С ранней юности я усвоил себе совсем иное миросозерцание, которое тогда господствовало в “прогрессивных” слоях русского общества. Как и все, я воспринял эти взгляды еще тогда, когда не имел никаких самостоятельных наблюдений жизни, никакой самостоятельной критики, да не имел еще и достаточно созревшего для работы ума. Имея некоторую способность писать, я, как огромное большинство и поныне действующих либеральных и радикальных писателей, много лет оставался компилятором чужих мыслей, воспринятых на веру, усвоенных потому, что все так думают, все так пишут в целой массе исторических, экономических и т. п. сочинений. Как и все зараженные этим “прогрессивным” миросозерцанием, я узнал жизнь сначала по книгам. Ненормальное господство книги, нужно сознаться, составляет нынче большое зло. Количество фактов, лично наблюдаемых, количество ощущений, непосредственно переживаемых, почти у всех теперь ничтожно мало в сравнении с тем, что воспринимается из ненормально раздутого чтения. Эти книжные “знания” и “ощущения” держали много лет и меня в своей власти.
Лишь благодаря особым условиям своей жизни, чуть не насильно заставившей меня непосредственно наблюдать факты человеческих отношений, а потому непосредственно переживать и те действительные ощущения, которые ими порождаются, я начал мало-помалу критически относиться к ходячим взглядам прогрессистов.
Моя критика, будучи как бы невольной уступкой явно кричащему факту, шла, таким образом, от конкрета к общему выводу.

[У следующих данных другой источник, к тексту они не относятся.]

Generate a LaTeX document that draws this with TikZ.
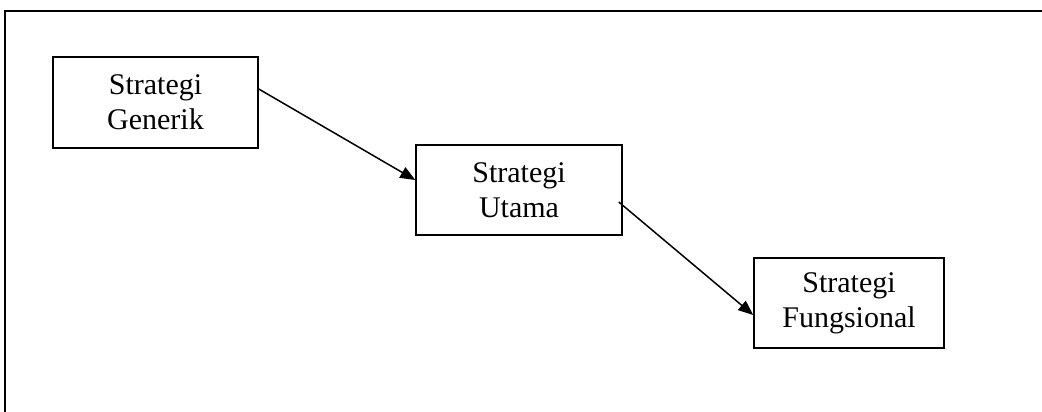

Это был путь медленный и тяжелый; каждая ступень его обходилась мне дорого, тем более что я работал в одиночку, и не скоро засветилась передо мной общая идея, вознаградившая мое сознание за ряд потерь и разочарований. Развиваясь от частного к общему, моя мысль прежде всего принуждена была отбросить явную ничтожность идей чисто революционных, захватывая потом все более широкими радиусами все большую область “прогрессивного” миросозерцания. Но где остановиться? До каких пределов простирается в этой области несомненная ложь и где, быть может, начинается хотя бы относительная правда — это не сразу уяснилось мне. В этом отношении 1888 год для меня составляет эпоху, момент окончательного переворота.
Причины, по которым я выпустил в 1888 году настоящую брошюру, излагались в ее предисловии, но для современной публики требуют уже более подробного изложения. Дело в том, что мои давние старания уничтожить в среде революционеров “террористическую” идею оставались совершенно неуспешными. Напротив, к 1888 году эта безнравственная и нелепая идея стала проявляться с усиленной настойчивостью. Ввиду этого я счел необходимым выступить против нее возможно более решительно. Первый случай для этого дало мне новое издание книги моей “La Russie politique et sociale”, очень замеченной за границей и — как мне было известно — среди русских радикальных элементов. Собственно говоря, книга эта, по моим тогдашним взглядам, требовала большой переделки. Но на это я не имел возможности. Издатель, заказавший клише, не соглашался на новый набор и предоставил в мое распоряжение только предисловие.
Предисловием я и воспользовался, чтобы обрисовать слабость революционной идеи. Кстати, мне требовалось ответить на некоторые замечания критики, и, кажется, некоторые стороны моего ответа поныне не утратили своего значения для известной доли нашей интеллигенции.